8.17.08
Pre-convention book
by Jon Worley

It's always a bad idea to handicap elections right after the conventions. Remember "17-point" Michael Dukakis? He managed to lose to George H.W. Bush, one of the most uninspiring presidential candidates in history. Never believe the polls that come right after the conventions.

The polls that matter are the ones that appear in October. In a tight election (and this one is, at least right now), things don't move until October. Dukakis lost his lead within three weeks, but that wasn't a close election. This one might be. Though I think it most resembles 1980, when Ronald Reagan stood next to Jimmy Carter at the debates and managed to seem competent. After that first debate, Reagan's numbers kept going up.

The only real knock on Barack Obama is that he's inexperienced. That he hasn't come through the fire and thus isn't ready. One debate with John McCain, and I think a lot of people will decide that Obama is, in fact, presidential.

I'd put McCain's chances at 3-1, which puts Obama's line at 1-2--my house doesn't take a cut. But more importantly, I think the election will be called by 10 p.m. This one won't be close, and most of the important states will have made their decisions by 8 p.m. Want to be the first to toast the new president? Here are the tea leaves to watch.

If Obama wins North Carolina and Georgia, the election is over. If he wins those states, he will also win Virginia and Missouri (not to mention Colorado, New Mexico, Nevada...). And that's game over with an open-ended landslide draw. If you see those states turn blue, Democrats will probably end the night with 300 reps and 60 senators--and Obama might win 400 electoral votes.
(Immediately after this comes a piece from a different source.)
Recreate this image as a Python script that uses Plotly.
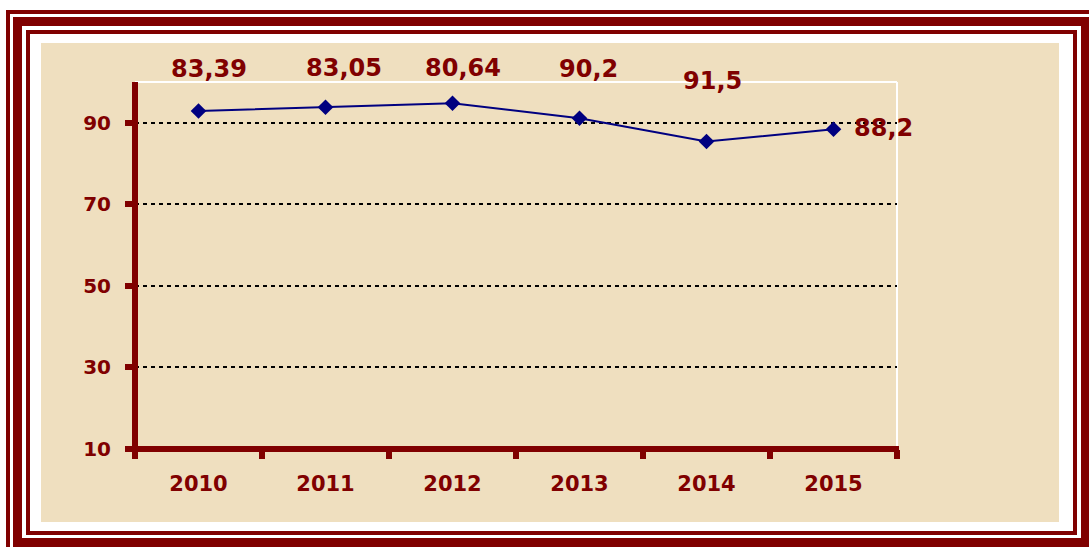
import plotly.graph_objects as go

# ---- data ----
years = ["2010", "2011", "2012", "2013", "2014", "2015"]
values = [92.9, 93.8, 94.8, 91.1, 85.4, 88.4]
label_texts = ["83,39", "83,05", "80,64", "90,2", "91,5", "88,2"]
y_ticks = [10, 30, 50, 70, 90]

# ---- styling / label placement (pixels relative to each point) ----
label_dx = [10, 18, 10, 9, 6, 50]
label_dy = [42, 39, 35, 49, 61, 1]

W, H = 1089, 547
L, R, T, B = 135, 897, 82, 449  # plot area in pixels
MAROON = "#800000"
PARCH = "#EFDFBF"
FONT = "DejaVu Sans"


def px_x(p):
    return (p - L) / (R - L)


def px_y(p):
    return (B - p) / (B - T)


fig = go.Figure()
fig.add_trace(go.Scatter(
    x=years, y=values, mode="lines+markers",
    line=dict(color="#000080", width=2),
    marker=dict(symbol="diamond", size=12, color="#000080"),
    hoverinfo="x+y", showlegend=False,
))

shapes = []


def rect(x0, y0, x1, y1, color):
    shapes.append(dict(type="rect", xref="paper", yref="paper",
                       x0=px_x(x0), x1=px_x(x1), y0=px_y(y1), y1=px_y(y0),
                       fillcolor=color, line=dict(width=0), layer="below"))


# frame: nested rectangles
rect(6, 10, 1110, 570, MAROON)
rect(10, 14, 1110, 570, "white")
rect(13, 17, 1090, 547, MAROON)
rect(22, 26, 1081, 538, "white")
rect(26, 30, 1077, 535, MAROON)
rect(30, 34, 1073, 531, "white")
rect(41, 43, 1059, 522, PARCH)

# plot area white border (top & right)
shapes.append(dict(type="line", xref="paper", yref="paper", x0=0, x1=1, y0=1, y1=1,
                   line=dict(color="white", width=2), layer="below"))
shapes.append(dict(type="line", xref="paper", yref="paper", x0=1, x1=1, y0=0, y1=1,
                   line=dict(color="white", width=2), layer="below"))

# thick maroon axis lines centred on the plot-area edges
shapes.append(dict(type="line", xref="paper", yref="paper", x0=0, x1=0,
                   y0=px_y(452), y1=1, line=dict(color=MAROON, width=6), layer="above"))
shapes.append(dict(type="line", xref="paper", yref="paper", x0=px_x(132), x1=px_x(899),
                   y0=0, y1=0, line=dict(color=MAROON, width=6), layer="above"))

annotations = []
for i, (v, t, dx, dy) in enumerate(zip(values, label_texts, label_dx, label_dy)):
    annotations.append(dict(
        x=i, y=v, xref="x", yref="y", text=t, showarrow=False,
        xshift=dx, yshift=dy,
        font=dict(family=FONT, size=24, color=MAROON, weight="bold"),
    ))

fig.update_layout(
    width=W, height=H,
    margin=dict(l=L, r=W - R, t=T, b=H - B, pad=0),
    paper_bgcolor="white",
    plot_bgcolor="rgba(0,0,0,0)",
    shapes=shapes,
    annotations=annotations,
    showlegend=False,
    xaxis=dict(
        type="category", range=[-0.5, 5.5],
        showline=False,
        ticks="outside", tickson="boundaries", ticklen=9, tickwidth=6, tickcolor=MAROON,
        ticklabelstandoff=20,
        tickfont=dict(family=FONT, size=21, color=MAROON, weight="bold"),
        showgrid=False, zeroline=False,
    ),
    yaxis=dict(
        range=[10, 100], tickvals=y_ticks,
        showline=False,
        ticks="outside", ticklen=9, tickwidth=6, tickcolor=MAROON,
        ticklabelstandoff=10,
        tickfont=dict(family=FONT, size=20, color=MAROON, weight="bold"),
        showgrid=True, gridcolor="black", gridwidth=1.5, griddash="4px,4px",
        zeroline=False,
    ),
)

fig.write_html("out.html", config={"displayModeBar": False},
               post_script="document.body.style.margin='0px';")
If McCain wins Pennsylvania, Michigan and New Jersey, he's the winner. Call it whenever you see those states fall. It won't be a landslide--in a best-case scenario he'll score 300 electoral votes. But even on the best of all possible GOP nights, the Democrats will increase their margins in both houses.
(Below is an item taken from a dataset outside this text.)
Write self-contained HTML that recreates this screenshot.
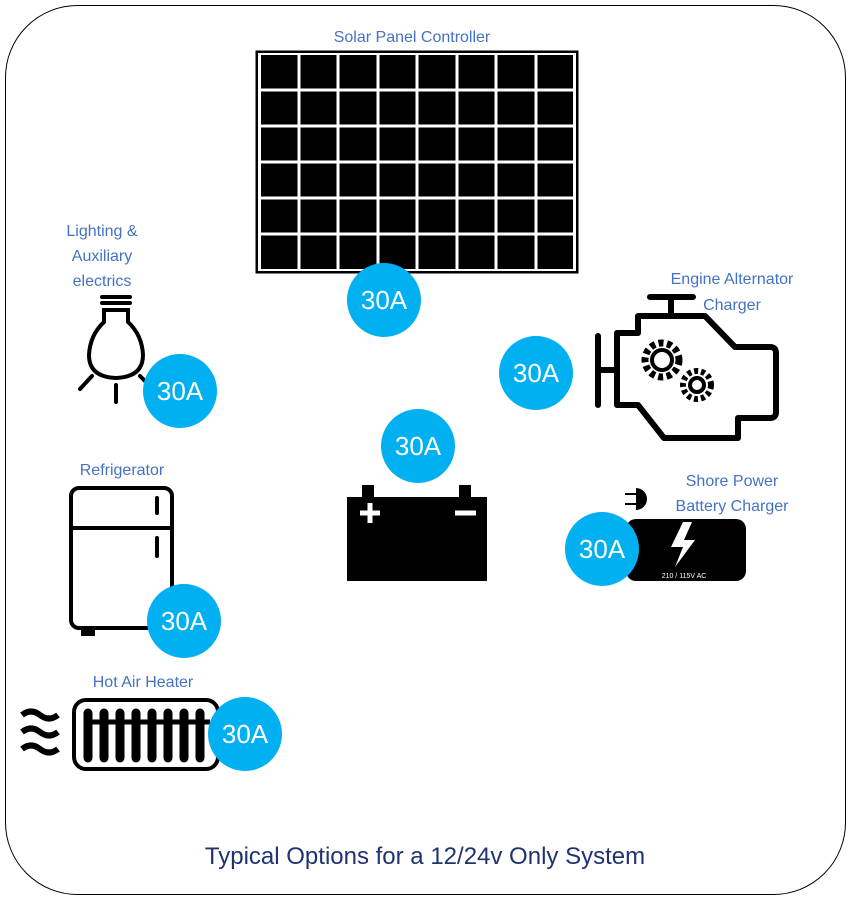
<!DOCTYPE html>
<html><head><meta charset="utf-8"><style>
body{margin:0;background:#fff}
svg text{font-family:"Liberation Sans",sans-serif}
</style></head><body>
<svg width="851" height="901" viewBox="0 0 851 901" xmlns="http://www.w3.org/2000/svg">
<rect x="5.5" y="5.5" width="840" height="889" rx="72" fill="#fff" stroke="#000" stroke-width="1"/>
<g fill="#4472c4" font-size="16" text-anchor="middle">
<text x="412" y="42">Solar Panel Controller</text>
<text x="102" y="236">Lighting &amp;</text>
<text x="102" y="261">Auxiliary</text>
<text x="102" y="286">electrics</text>
<text x="732" y="284">Engine Alternator</text>
<text x="732" y="310">Charger</text>
<text x="732" y="486">Shore Power</text>
<text x="732" y="511">Battery Charger</text>
<text x="122" y="475">Refrigerator</text>
<text x="143" y="687">Hot Air Heater</text>
</g>
<text x="425" y="864" fill="#1f3370" font-size="24" text-anchor="middle">Typical Options for a 12/24v Only System</text>
<rect x="257" y="52" width="320" height="220" fill="#000" stroke="#000" stroke-width="3"/>
<g fill="none" stroke="#fff" stroke-width="3">
<path d="M299 54V270M338 54V270M378 54V270M417 54V270M457 54V270M496 54V270M536 54V270"/>
<path d="M259 90H575M259 126H575M259 162H575M259 198H575M259 234H575"/>
<rect x="259.5" y="53.5" width="315" height="217"/>
</g>
<rect x="257" y="52" width="320" height="220" fill="none" stroke="#000" stroke-width="2"/>
<g fill="none" stroke="#000" stroke-width="4" stroke-linecap="round">
<path d="M102 297H130M102 303H130"/>
<path d="M104 310H128V322Q142 335 143 355Q143 377 116 378Q89 377 89 355Q90 335 104 322Z"/>
<path d="M116 385V402M92 376L80 389M140 376L150 386"/>
</g>
<g fill="none" stroke="#000" stroke-width="4">
<rect x="71" y="488" width="101" height="140" rx="8"/>
<path d="M71 528H172"/>
<path d="M157 498V513M157 538V556" stroke-linecap="round"/>
</g>
<rect x="81" y="626" width="14" height="10" fill="#000"/>
<rect x="74" y="700" width="144" height="69" rx="12" fill="none" stroke="#000" stroke-width="4"/>
<g stroke="#000" stroke-width="9" stroke-linecap="round">
<path d="M88 713V758M104 713V758M120 713V758M136 713V758M152 713V758M168 713V758M184 713V758M200 713V758"/>
</g>
<path d="M86 722H210" stroke="#000" stroke-width="5"/>
<g fill="none" stroke="#000" stroke-width="6">
<path d="M22 715Q31 708 40 715T58 715M22 732Q31 725 40 732T58 732M22 749Q31 742 40 749T58 749"/>
</g>
<g fill="none" stroke="#000" stroke-width="6" stroke-linejoin="round" stroke-linecap="round">
<path d="M650 297H693M671 297V316"/>
<path d="M638 316H705L735 347H770Q776 347 776 353V412Q776 418 770 418H738V438H664L638 405H617V333H638Z"/>
<path d="M598 336V405M598 370H617"/>
</g>
<g fill="none" stroke="#000">
<circle cx="662" cy="360" r="17" stroke-dasharray="5 3.5" stroke-width="7"/>
<circle cx="662" cy="360" r="10" stroke-width="4"/>
<circle cx="697" cy="385" r="14" stroke-dasharray="4 3" stroke-width="6"/>
<circle cx="697" cy="385" r="7" stroke-width="4"/>
</g>
<rect x="347" y="497" width="140" height="84" fill="#000"/>
<rect x="362" y="485" width="12" height="14" fill="#000"/>
<rect x="459" y="485" width="12" height="14" fill="#000"/>
<path d="M360 513H380M370 503V523M455 513H476" stroke="#fff" stroke-width="5"/>
<rect x="626" y="519" width="120" height="62" rx="10" fill="#000"/>
<path d="M683 522L671 547H683L675 567L695 540H684L692 522Z" fill="#fff"/>
<text x="684" y="578" fill="#fff" font-size="7" text-anchor="middle">210 / 115V AC</text>
<path d="M636 488A11 11 0 0 1 636 510Z" fill="#000"/>
<path d="M625 494H636M625 504H636" stroke="#000" stroke-width="2"/>
<g fill="#00b0f0">
<circle cx="384" cy="300" r="37"/>
<circle cx="180" cy="391" r="37"/>
<circle cx="536" cy="373" r="37"/>
<circle cx="418" cy="446" r="37"/>
<circle cx="602" cy="549" r="37"/>
<circle cx="184" cy="621" r="37"/>
<circle cx="245" cy="734" r="37"/>
</g>
<g fill="#fff" font-size="26" text-anchor="middle">
<text x="384" y="309">30A</text>
<text x="180" y="400">30A</text>
<text x="536" y="382">30A</text>
<text x="418" y="455">30A</text>
<text x="602" y="558">30A</text>
<text x="184" y="630">30A</text>
<text x="245" y="743">30A</text>
</g>
</svg>
</body></html>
But lets say election night settles down. Obama picks off Virginia and McCain steal Michigan. What then?

The midwest probably won't tell us much. On a tight night, you'll see the candidates split the western banks of the Mississippi. Obama might take Iowa and Minnesota, while McCain grabs Missouri, Arkansas and Louisiana. And you might see some blue just to the west, as Obama just might pick off the Dakotas. But the real action comes in the mountain west. Montana is in play--the current polls bounce around within a point or two. If the election goes deep, Montana just might the kicker.
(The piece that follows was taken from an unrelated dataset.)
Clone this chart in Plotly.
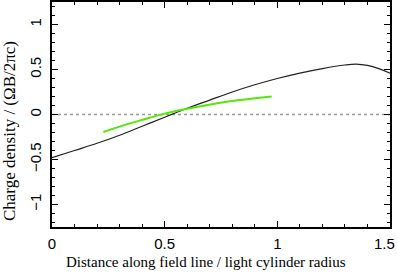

But barring some unforseen gaffe, Obama should win relatively easily. His campaign so far has played it safe, but it's obviously in control of its candidate and message. McCain's campaign, on the other hand, has chosen to spend most of its time trashing Obama without pushing the ideals of its candidate. When all the ads are about Obama, that's a plus for the Democrat.

How can I be so confident? Here are some interesting poll numbers. McCain leads Obama in North Carolina, Florida and Ohio--but not outside the margin of error. I've been around a number of poll sites and the general consensus is that Obama has between 225 and 250 electoral votes in the bag. McCain's "strong" states tally between 120 and 160 votes. There are about 100 votes in states where McCain leads by four points or fewer.

The key to previous Republican victories was in defining the other candidate. This hasn't worked for McCain. The joke making the rounds is that you can't joke about Obama. That joke happens to be funny and true. The McCain campaign is finding that Obama is a much tougher target than John Kerry or Mike Dukakis.

More importantly, the McCain campaign is already firing off its best shots. The best time to accuse Obama of playing the race card is the last week of October, not August. McCain (or his stand-ins) can't spend the next two months whining about the race card. That's a one-time shot that might score a crucial short-term burst right before the election. When you give people three months, they tend to see through the race card.

John McCain is a good guy, and a good candidate. He'd have wiped the table with Al Gore in 2000. But in a year when most folks see Republicans as tired and corrupt, it's hard out there for the GOP pimp-in-chief. And in the end, his party is what will sink him.

That or he'll say something truly stupid. In the middle of a debate. A classic YouTube moment that will echo like Howard Dean's gelding screech.

But I don't think that will happen. I think we'll have an increasingly nasty campaign until the screens get punched, and then Obama will win.

My prediction: Obama 341-197. And you'll know by 10 p.m.

Bank on it.


Jon Worley thought Dukakis had "a real good chance" on November 7, 1988.